There are several pieces of closely related GM (and sometimes player) advice that are often seen as “common wisdom” and get passed around as simple truisms:
- Always Say Yes
- Yes, and…
- Say Yes or Roll the Dice
At first glance, these seem like smart, appealing ideas. Railroading is bad, right?
But if that’s the case, why do we so often see people pushing back on these maxims? Well, maybe these are just bad GMs who want to railroad their players and don’t like being told that they shouldn’t.
It turns out, though, that if the GM actually does apply these techniques 100% of the time, the results are frequently if not always bad. So people will point that Always Say Yes, doesn’t really mean always. Obviously you sometimes need to say No. And that’s fair. These are, after all, simple maxims. If they’re helping to push people out of bad habits, that’s still useful even if the reality is more nuanced.
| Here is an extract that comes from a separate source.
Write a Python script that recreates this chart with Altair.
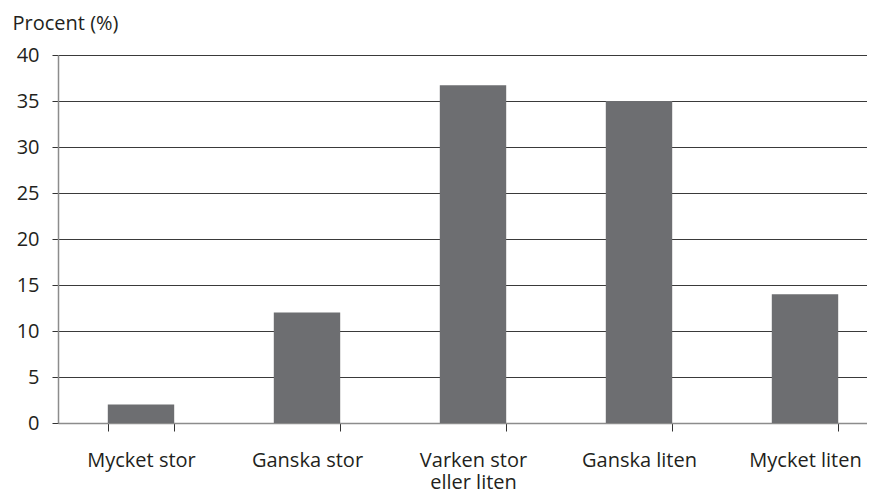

But in order for this be truly useful, we still need to figure out why it fails. Otherwise we still won’t know when and how to say Yes. We’ll still be flying blind.
YES, AND…
Let’s begin with “Yes, and…” The idea here is that you should never say No to something another player proposes. Instead, you should accept what they say about the game world as true and build on it.
The concept of “Yes, and…” comes from theatrical improv. In theatrical improv games, “Yes, and…” is a vital principle because the performers are collaborating to create a world. As an improv performer, you always accept new facts about the world because negation doesn’t take you anywhere creatively. (“Here we are at DisneyWorld!” “No, we’re at the White House.”)
Even in theatrical improv, though, it needs to be made clear that it’s about the performer always saying yes to the worldbuilding of the other performers. It doesn’t mean that the character you’re playing will always say yes to the other characters.
The reason this advice doesn’t translate to a roleplaying game is that RPGs and theatrical improv have fundamentally different narrative structures.
In an RPG, the GM creates the world and the players take on the roles of characters who live in that world. The GM’s fundamental role is to be an arbiter of the fictional reality. From a game perspective, this is much more like 20 Questions than a theatrical improv game: There is a fundamental “truth” (e.g., the object selected in 20 Questions or what the Black Lich’s hiding place is) that the GM knows and which is being communicated to the players.
While you can technically play 20 Questions while always saying Yes, you’ve fundamentally broken the game.
So the improv-style Always Say Yes to Worldbuilding doesn’t work in an RPG. What if we change the target to something like Always Say Yes to Player Plans? This is probably getting us closer to something useful, but it still doesn’t hold up to scrutiny. For a simple example, someone might say, “I cast a spell and teleport back to Dweredell!” Okay… but does your character actually have a spell that does that? RPGs have rules that mechanically define characters and what they can (and, importantly, can’t) do.
In addition to a character mechanically lacking the ability they need to do something, you’ve also got world state (e.g., there’s a teleport interdiction field here) and NPC actions (e.g., someone counterspells the teleport) that can negate player intention.
SAY YES OR ROLL THE DICE
This is where Say Yes or Roll the Dice comes from. This can be more accurately understood as Say Yes Unless the Mechanics Say No (since not all mechanics use diced outcomes), but even that can still be misleading in an RPG with a GM because there can be non-mechanical reasons why a player’s proposed action won’t work (e.g., they want to go to the mage’s guild, but the GM knows there’s no mage’s guild in this village).
Say Yes or Roll the Dice, however, is a maxim that comes from storytelling games. Unlike roleplaying games, in which the mechanical decisions of the players are directly associated to the decisions of their characters (thus making the game play decisions inherently an act of roleplaying), STGs are narrative tabletop games in which the mechanics determine which player has narrative authority (or narrative control) in determining an outcome.
In a storytelling game, therefore, Say Yes or Roll the Dice is a fundamental maxim because it’s expressing the central dynamic of the game: Either agree that something is true OR disagree and use the narrative control mechanics to determine who’s right. (And this is true whether the game has a GM or not.)
Some storytelling games also have a structure much closer to theatrical improv, which often brings straight up Yes, and… principles back into play, too.
But here, too, we’re still circling a central question: Why should you say Yes sometimes, but roll the dice other times? How do you know when to say No?
DEFAULT TO YES
This is why I prefer the principle of Default to Yes, which can be expanded as, “When the player say they want to do something, you should default to letting them do it unless you have a specific and interesting reason not to.”
And, furthermore, if there’s a reason not to Default to Yes, then use the Spectrum of GM Fiat to find responses that are more productive than a flat No.
- Yes
- Yes, but…
- No, but…
- No
Matt Mercer’s “You can certainly try” line is useful here.